Story · January 13, 2021

House Makes Trump the First President Impeached Twice After Capitol Riot

Historic impeachment Confidence 5/5
★★★★★Fuckup rating 5/5
Five-alarm fuckup Ranked from 1 to 5 stars based on the scale of the screwup and fallout.

The House of Representatives voted on Wednesday to impeach President Donald Trump for a second time, delivering an extraordinary constitutional rebuke just one week after a pro-Trump mob stormed the U.S. Capitol in an effort to halt the certification of the 2020 election. Lawmakers approved a single article charging Trump with incitement of insurrection, a grave accusation that linked his conduct directly to the violence that erupted on Jan. 6. The final vote was 232-197, a tally that reflected both the depth of the crisis and the persistence of partisan division even after the nation watched rioters breach the seat of government. A notable group of Republicans joined Democrats in support of impeachment, though most members of the GOP conference opposed the measure. With the vote, Trump became the first president in American history to be impeached twice, an unmistakable mark on a presidency already defined by confrontation, upheaval and repeated tests of democratic norms.

The impeachment article centered on Trump’s role in stoking the anger that fueled the attack on Congress, where lawmakers had gathered to carry out one of their most basic constitutional responsibilities. The proceedings to certify the Electoral College results were thrown into chaos when thousands of Trump supporters descended on the Capitol, overwhelmed police lines, smashed through barriers and forced members to flee for safety. Inside the building, the scene quickly descended into panic as rioters wandered the halls, damaged offices and interrupted the formal transfer of power to President-elect Joe Biden. The images from that day — shattered windows, broken doors, officers under siege and the flag-waving mob moving through the halls of Congress — gave the impeachment debate a stark backdrop that could not be ignored. Supporters of the charge argued that Trump’s repeated false claims that the election had been stolen, along with his pressure campaign to stop Congress from accepting the results, created the conditions for the assault. They said the president could not be separated from the events of Jan. 6 because the attack followed directly from the months of rhetoric and escalation that had come before it.
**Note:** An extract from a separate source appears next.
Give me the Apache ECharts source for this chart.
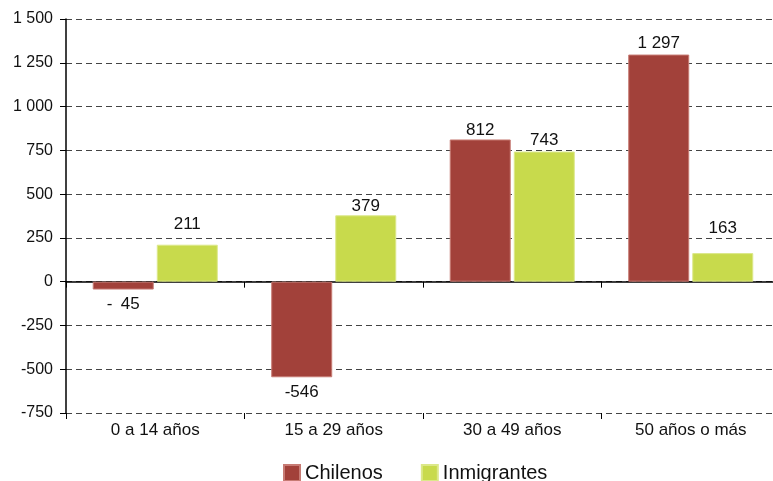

The House debate underscored how deeply the riot had shaken the institution and how differently lawmakers interpreted the proper constitutional response. Democrats argued that impeachment was necessary because a president accused of inciting a mob against Congress had crossed a line that a democratic system could not simply absorb and move past. They framed the vote as more than a partisan punishment, describing it instead as an urgent defense of the republic after a direct attack on the chamber responsible for counting electoral votes and formalizing the will of the voters. Republican opponents pushed back, saying the process was moving too fast and that lawmakers were acting under the pressure of outrage rather than deliberation. Some said Trump would no longer be in office by the time any Senate trial could take place, making impeachment appear to them to be more symbolic than practical. Others argued that the matter should be left to the criminal justice system, to voters, or to future political judgment rather than resolved through removal proceedings so late in his term. Even among Republicans who expressed discomfort with Trump’s conduct, many were unwilling to support impeachment, illustrating just how stubbornly the party remained split in the wake of the attack.

Still, the House vote carried significance well beyond the formal tally. It was a constitutional act taken while the country was still processing a violent assault on the peaceful transfer of power, an event many lawmakers regarded as too serious to treat as another episode of ordinary partisan warfare. The result showed that Trump had lost support from a meaningful number of lawmakers in his own party, even as most Republicans continued to stand by him or avoided breaking openly with him. It also suggested that some members viewed Jan. 6 not as an isolated burst of lawlessness, but as the culmination of weeks of escalating pressure built on Trump's refusal to concede and his repeated efforts to delegitimize the election outcome. By acting when it did, the House made clear that it was judging more than a single speech or rally. It was responding to a broader pattern of conduct that opponents said helped set the stage for the siege of the Capitol. Whether the Senate would eventually convict Trump remained uncertain, but the lower chamber had already recorded a historic judgment. In the immediate aftermath of an attack that shocked the nation and left the Capitol visibly scarred, lawmakers declared that the president’s actions warranted the most serious constitutional response available to them.